The joining process is facilitated by heating the adhesive layer when the base plate and channel plate are heated, because this distributes the adhesive layer evenly between the two components. This substantially improves the durability of the material bond between the components. The glue is then cured when the components are cooled. This also increases the durability of the material bond between the components. The combination of clamping and heating, and then cooling the base plate and channel plate, which is an essential aspect of the invention, is carried out with a hot press and a cold press, in which the components are both clamped and heated in the hot press and clamped and cooled in the cold press.
In detail, the method according to the invention comprises three steps a) to c). In the first step a), a base plate and a channel plate are provided, to which an adhesive layer is applied, at least on sections of the surfaces of the base plate and/or channel plate. The thickness of the adhesive is preferably between 80 and 120 micrometers, ideally approx. 100 micrometers. In the second step b), the channel plate is placed on the base plate such that the channel plate is spaced apart from the base plate in order to delimit at least one fluid channel in at least one channel region, and bears on the base plate in at least one bonding region, where the adhesive has been applied to the base plate and/or the channel plate. The third step c) involves clamping the channel plate and base plate together with a hot press, which can preferably be heated, such that the adhesive is heated in the at least one bonding region between the base plate and the channel plate to obtain a material bond. This results in an optimal pressing of the channel plate to the base plate in order to obtain a material bond between these two components. This pressure is preferably only applied by the hot press to the bonding regions. This results in an optimal pressing of the channel plate to the base plate to obtain a material bond between these two components.
According to an advantageous development of the method according to the invention, the pressure is obtained with an elastic element in the hot press, which is pressed against the at least one bonding region on the channel plate. The tolerances resulting from unevenness of the base plate and channel plate, as well as tolerances in the components of the hot press, can be compensated for by this elastic element.

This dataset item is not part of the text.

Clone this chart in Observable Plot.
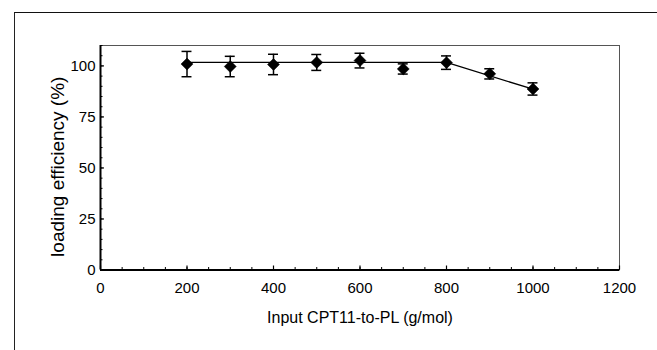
<!DOCTYPE html>
<html>
<head>
<meta charset="utf-8">
<script src="https://cdn.jsdelivr.net/npm/d3@7"></script>
<script src="https://cdn.jsdelivr.net/npm/@observablehq/plot@0.6"></script>
<style>
  html, body { margin: 0; padding: 0; background: #fff; overflow: hidden; width: 657px; height: 350px; }
  #wrap { position: relative; width: 657px; height: 350px; }
  #outer { position: absolute; left: 14px; top: 12px; width: 700px; height: 400px; border-left: 1.5px solid #222; border-top: 1.5px solid #111; }
  #chart { position: absolute; left: 0; top: 0; }
</style>
</head>
<body>
<div id="wrap"><div id="outer"></div><div id="chart"></div></div>
<script>
// Data
const inputRatio = [200, 300, 400, 500, 600, 700, 800, 900, 1000];
const efficiency = [100.9, 99.7, 100.7, 101.7, 102.6, 98.5, 101.6, 96.1, 88.7];
const errorSD    = [6.2, 5.0, 5.0, 3.9, 3.6, 2.5, 3.3, 2.5, 3.0];
const fitX = [200, 800, 1000];
const fitY = [101.7, 101.7, 88.6];
const xTicks = [0, 200, 400, 600, 800, 1000, 1200];
const yTicks = [0, 25, 50, 75, 100];
const xMinor = d3.range(0, 1201, 50);
const yMinor = d3.range(0, 111, 5);
const xLabel = "Input CPT11-to-PL (g/mol)";
const yLabel = "loading efficiency (%)";

const points = inputRatio.map((x, i) => ({x, y: efficiency[i], e: errorSD[i]}));
const fit = fitX.map((x, i) => ({x, y: fitY[i]}));
const capHalf = 11.5;

const font = "'Liberation Sans', Arial, Helvetica, sans-serif";

const chart = Plot.plot({
  width: 657,
  height: 350,
  marginLeft: 100,
  marginRight: 38,
  marginTop: 45,
  marginBottom: 80.5,
  style: {fontFamily: font, background: "transparent", color: "#000"},
  x: {domain: [0, 1200]},
  y: {domain: [0, 110]},
  marks: [
    Plot.frame({stroke: "#555", strokeWidth: 1}),
    // minor ticks
    Plot.axisX({ticks: xMinor, tickSize: -2.5, text: null, label: null, anchor: "bottom", strokeWidth: 1}),
    Plot.axisY({ticks: yMinor, tickSize: -2.5, text: null, label: null, anchor: "left", strokeWidth: 1}),
    // major ticks + labels
    Plot.axisX({ticks: xTicks, tickFormat: d => String(d), tickSize: -4, tickPadding: 16, label: null, anchor: "bottom", fontSize: 15, strokeWidth: 1.2}),
    Plot.axisY({ticks: yTicks, tickFormat: d => String(d), tickSize: -4, tickPadding: 9, label: null, anchor: "left", fontSize: 15, strokeWidth: 1.2}),
    Plot.ruleX([0], {stroke: "#000", strokeWidth: 2}),
    Plot.ruleY([0], {stroke: "#000", strokeWidth: 2}),
    // fitted line
    Plot.line(fit, {x: "x", y: "y", stroke: "#000", strokeWidth: 1.3}),
    // error bars
    Plot.ruleX(points, {x: "x", y1: d => d.y - d.e, y2: d => d.y + d.e, stroke: "#000", strokeWidth: 1.5}),
    Plot.ruleY(points, {y: d => d.y + d.e, x1: d => d.x - capHalf, x2: d => d.x + capHalf, stroke: "#000", strokeWidth: 1.5}),
    Plot.ruleY(points, {y: d => d.y - d.e, x1: d => d.x - capHalf, x2: d => d.x + capHalf, stroke: "#000", strokeWidth: 1.5}),
    // markers
    Plot.dot(points, {x: "x", y: "y", symbol: "diamond2", r: 5.4, fill: "#000", stroke: "#000", strokeWidth: 0.5}),
    // axis titles
    Plot.text([xLabel], {text: d => d, frameAnchor: "bottom", textAnchor: "middle", lineAnchor: "middle", dy: 47.5, fontSize: 16, fill: "#000"}),
    Plot.text([yLabel], {text: d => d, frameAnchor: "left", textAnchor: "middle", lineAnchor: "middle", rotate: -90, dx: -43, dy: 9, fontSize: 19, fill: "#000"})
  ]
});
document.getElementById("chart").appendChild(chart);
</script>
</body>
</html>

According to an advantageous development of the method according to the invention, it comprises a step d) after step c). In this step d), the base plate and channel plate are placed in a cold press after they have been heated in the hot press, such that the adhesive layer is cooled while under pressure. The cold press can be connected to a coolant reservoir. This ensures that the adhesive layer is sufficiently cured after it has been heated.
A channel plate can be provided in step a) that is designed such that in step b), at least two, preferably more, bonding regions, and at least two, preferably more, channel regions, are formed. A separate fluid channel can be created in this manner by the base plate and a respective channel region, which is sealed against the external environment of the component. Furthermore, adjacent fluid channels are separated from one another by respective bonding regions.

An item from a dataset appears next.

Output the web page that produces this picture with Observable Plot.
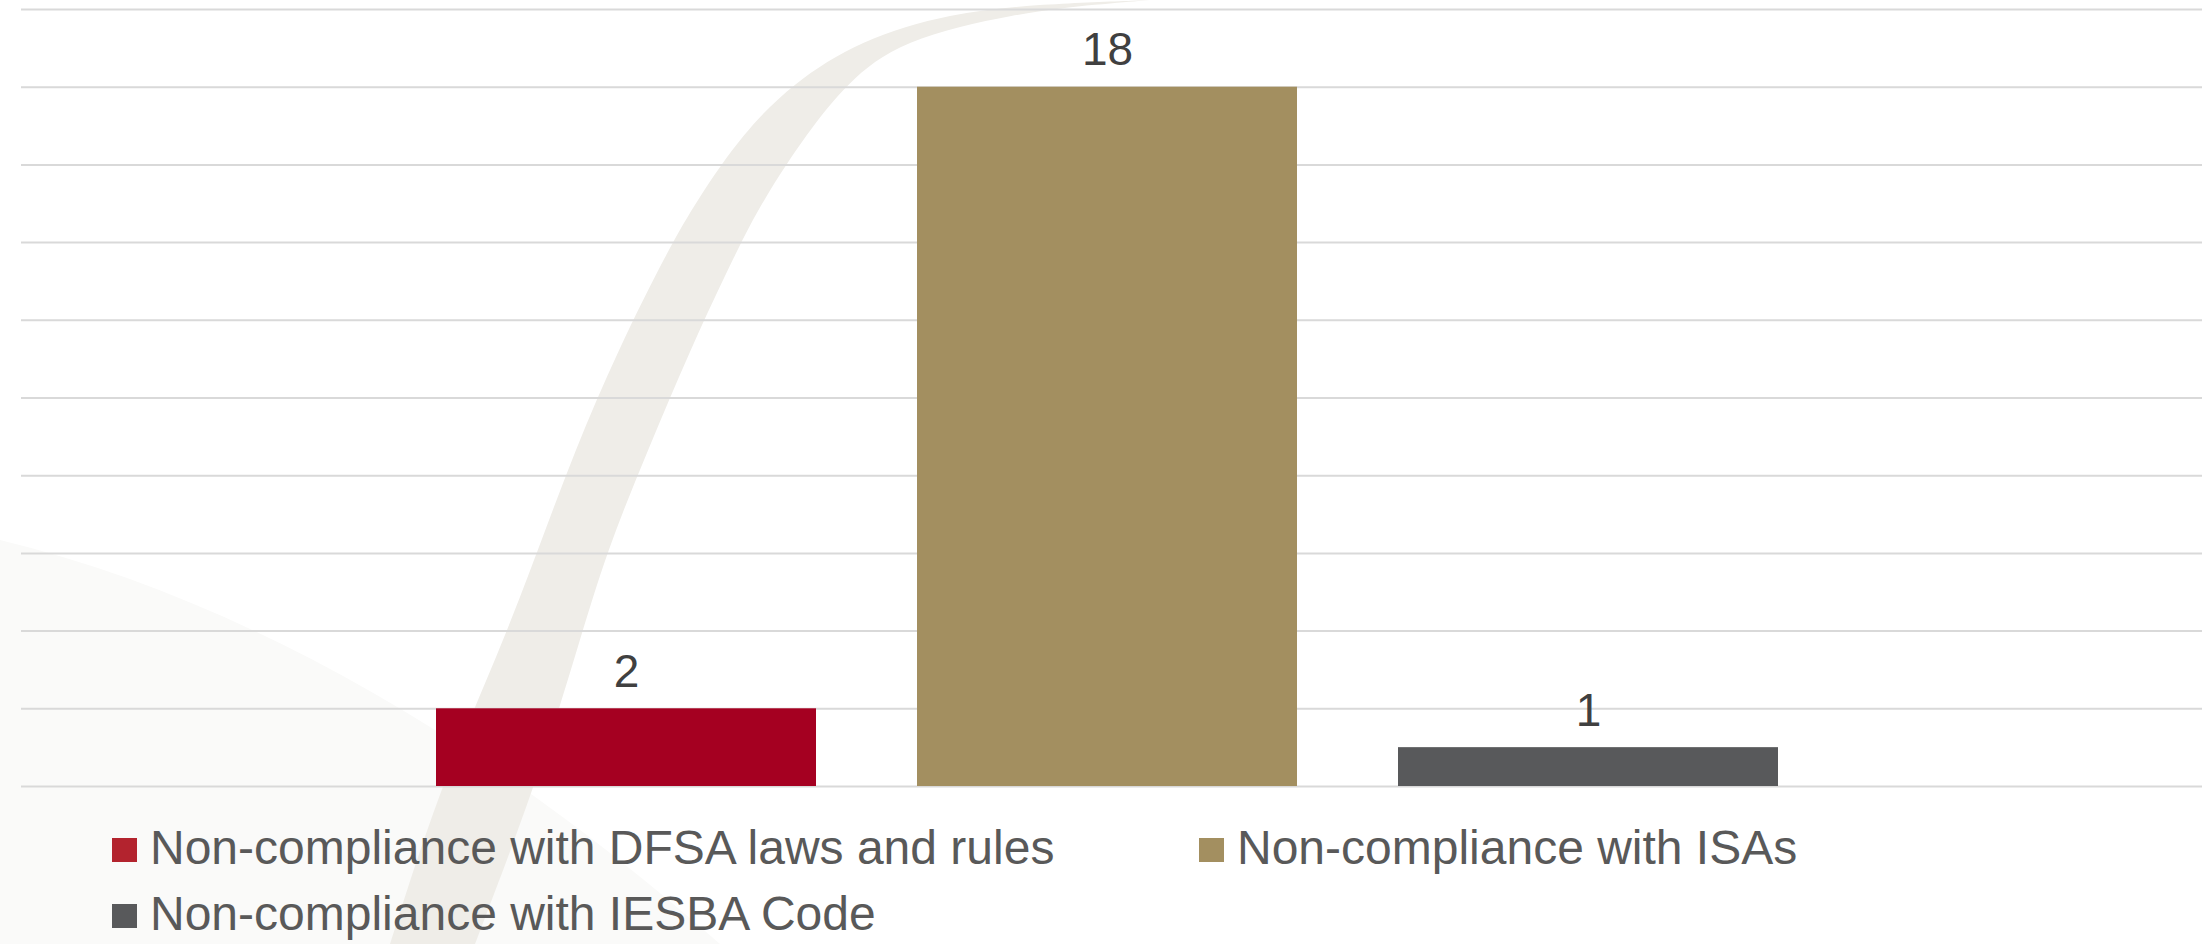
<!DOCTYPE html>
<html><head><meta charset="utf-8">
<script src="https://cdn.jsdelivr.net/npm/d3@7"></script>
<script src="https://cdn.jsdelivr.net/npm/@observablehq/plot@0.6"></script>
<style>
body{margin:0;background:#fff;font-family:"Liberation Sans",Arial,sans-serif;}
#wrap{position:relative;width:2202px;height:944px;overflow:hidden;}
#bg{position:absolute;left:0;top:0;}
#chart{position:absolute;left:0;top:0;}
#legend{position:absolute;left:0;top:800px;width:2202px;height:144px;}
.item{position:absolute;font-size:48px;line-height:48px;color:#595959;white-space:nowrap;}
.sw{position:absolute;width:25px;height:24px;}
</style></head><body>
<div id="wrap">
<svg id="bg" width="2202" height="944"></svg>
<div id="chart"></div>
<div id="legend"></div>
</div>
<script>
const categories = ["Non-compliance with DFSA laws and rules", "Non-compliance with ISAs", "Non-compliance with IESBA Code"];
const values = [2, 18, 1];
const barColors = ["#A50021", "#A38F60", "#58595B"];
const swatchColors = ["#B3232E", "#A38F60", "#58595B"];
const yTicks = [0, 2, 4, 6, 8, 10, 12, 14, 16, 18, 20];

// decorative background swoosh (not data)
(function () {
  const bg = d3.select("#bg");
  bg.append("path")
    .attr("d", "M0,540 C250,600 500,750 720,944 L0,944 Z")
    .attr("fill", "#fafaf9");
  const left = [[390, 944], [440, 787], [500, 650], [538, 550], [575, 450], [618, 350], [668, 250], [697, 200], [743, 133], [793, 83], [860, 40], [950, 13], [1040, 4], [1150, 0]];
  const right = [[1150, 0], [1100, 4], [1017, 13], [900, 40], [847, 83], [807, 133], [763, 200], [737, 250], [690, 350], [648, 450], [607, 550], [577, 650], [535, 787], [475, 944]];
  const line = d3.line().curve(d3.curveBasis);
  bg.append("path")
    .attr("d", line(left) + "L" + line(right).slice(1) + "Z")
    .attr("fill", "#efede8");
})();

const data = categories.map((c, i) => ({category: c, value: values[i]}));

const chart = Plot.plot({
  width: 2202, height: 800,
  marginTop: 9, marginBottom: 14, marginLeft: 21, marginRight: 0,
  style: {background: "transparent", fontFamily: "Liberation Sans, Arial, sans-serif"},
  x: {domain: categories, paddingInner: 0.21, paddingOuter: 0.87, align: 0.495, axis: null},
  y: {domain: [0, 20], axis: null},
  color: {domain: categories, range: barColors},
  marks: [
    Plot.ruleY(yTicks, {stroke: "#d9d9d9", strokeWidth: 2}),
    Plot.barY(data, {x: "category", y: "value", fill: "category"}),
    Plot.text(data, {x: "category", y: "value", text: d => String(d.value), lineAnchor: "bottom", dy: -22, fontSize: 46, fill: "#404040"})
  ]
});
document.getElementById("chart").appendChild(chart);

// legend (layout positions)
const legendPos = [[112, 24], [1199, 24], [112, 90]];
const legend = document.getElementById("legend");
categories.forEach((c, i) => {
  const [lx, ty] = legendPos[i];
  const sw = document.createElement("div");
  sw.className = "sw";
  sw.style.left = lx + "px";
  sw.style.top = (ty + 14) + "px";
  sw.style.background = swatchColors[i];
  legend.appendChild(sw);
  const t = document.createElement("div");
  t.className = "item";
  t.style.left = (lx + 38) + "px";
  t.style.top = ty + "px";
  t.textContent = c;
  legend.appendChild(t);
});
</script>
</body></html>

In another preferred embodiment, the hot press and channel plate are designed such that there is an elastic element in the hot press for each bonding region on the channel plate. This ensures that there is an elastic element at each bonding region with which the tolerances described above are compensated for.
It is particularly preferred that the base plate and channel plate are heated, in particular by the hot press, to a temperature of at least 100° C., preferably 120° C. to 250° C., particularly preferably 150° C. to 220° C. This ensures that the glue will be liquified sufficiently, such that it can spread out over the entire bonding region between the channel plate and base plate. In this variation, the channel plate and base plate are also cooled to a maximum temperature of 70° C., preferably between 10° C. and 50° C. This ensures that the adhesive layer can cure sufficiently.
A particularly effective adhesion of the channel plate to the base plate at the at least one bond on the channel plate can be obtained with another preferred embodiment, according to which the base plate and channel plate are pressed together by the hot press and/or cold press with a pressure of 0.05 N/mm2 to 1 N/mm2, preferably 0.1 N/mm2 to 1 N/mm2.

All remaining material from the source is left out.